In-depth Analysis of std::string::npos in C++: Meaning and Best Practices

Keywords: C++ | std::string::npos | string search

Abstract: This article provides a comprehensive exploration of the std::string::npos constant in the C++ Standard Library, covering its definition, usage, and implementation principles. By examining the return value handling of string search functions like find, it explains the significance of npos as a "not found" indicator. Through code examples, the article compares the advantages of using npos over -1, emphasizing best practices for code readability and type safety. Additionally, it supplements with the underlying mechanism of npos as the maximum value of size_t, aiding developers in fully understanding the application of this key constant in string operations.

Core Concept of std::string::npos

In C++ Standard Library string handling, std::string::npos is a crucial static member constant. It is typically defined as static const size_t npos = -1, used to represent a "not found" or invalid position state. When member functions such as std::string::find are called and fail to locate a specified substring or character, they return npos instead of a valid index value.

Code Example and Usage Scenarios

Consider the following typical code snippet:

found = str.find(str2);
if (found != std::string::npos)
    std::cout << "first 'needle' found at: " << int(found) << std::endl;

Here, the found variable stores the return value of the find function. By comparing found with std::string::npos, one can determine whether the search was successful. If equal, it indicates that the target was not found; otherwise, found is the starting position of the target in the string (counting from 0). This pattern is a common practice for handling string search results.

Why Use npos Instead of -1

Although npos is often implemented as -1 at a low level, directly using -1 for comparison reduces code readability and maintainability. std::string::npos, as a meaningfully named constant, clearly expresses the semantics of "not found," making the code easier to understand. Furthermore, since size_t is an unsigned integer type, and -1 when assigned to size_t converts to the maximum value representable by that type (i.e., 2^n - 1, where n is the number of bits), using npos avoids potential numerical confusion and enhances type safety.

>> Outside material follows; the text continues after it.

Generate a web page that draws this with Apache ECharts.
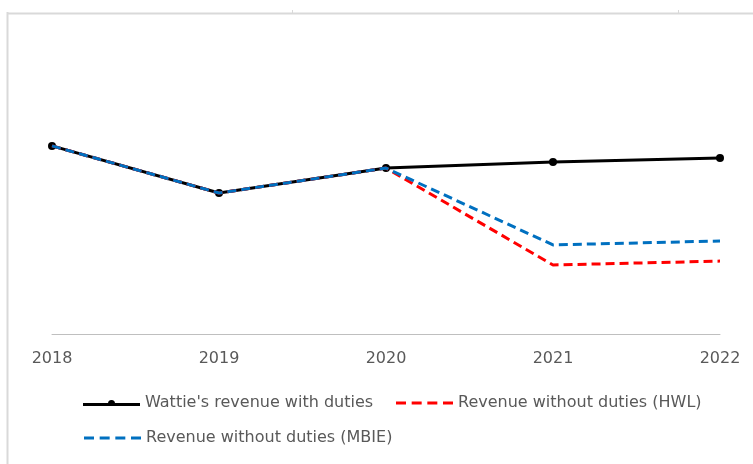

Underlying Implementation and Type Details

According to the C++ standard, std::string::npos is defined as a static constant of type size_t, with a value equal to the maximum value representable by that type. Since size_t is typically an unsigned integer (e.g., unsigned int or unsigned long), assigning -1 to it causes overflow, resulting in the maximum value. For example, in a 32-bit system, size_t might be unsigned int, and npos would then be 4294967295 (i.e., 2^32 - 1). This design ensures that npos does not conflict with any valid string index (ranging from 0 to the string length minus 1), reliably indicating a failure state.

Extended Applications and Considerations

Beyond the find function, std::string::npos is used in other string operations such as rfind, find_first_of, and find_last_not_of, which also return npos when no match is found. In practical programming, one should always use npos for comparisons rather than relying on hardcoded -1, to ensure cross-platform compatibility and consistency. Additionally, since npos is of an unsigned type, care must be taken to avoid unexpected behavior when mixing signed and unsigned types in comparisons or operations.

Conclusion

std::string::npos is a fundamental and powerful tool in C++ string handling, simplifying error-handling logic by providing a clear "not found" indicator. Adhering to the best practice of using npos over -1 not only enhances code readability but also leverages the type system to reduce errors. Understanding its underlying implementation helps developers debug and optimize string-related code more effectively, leading to more robust and efficient C++ programs.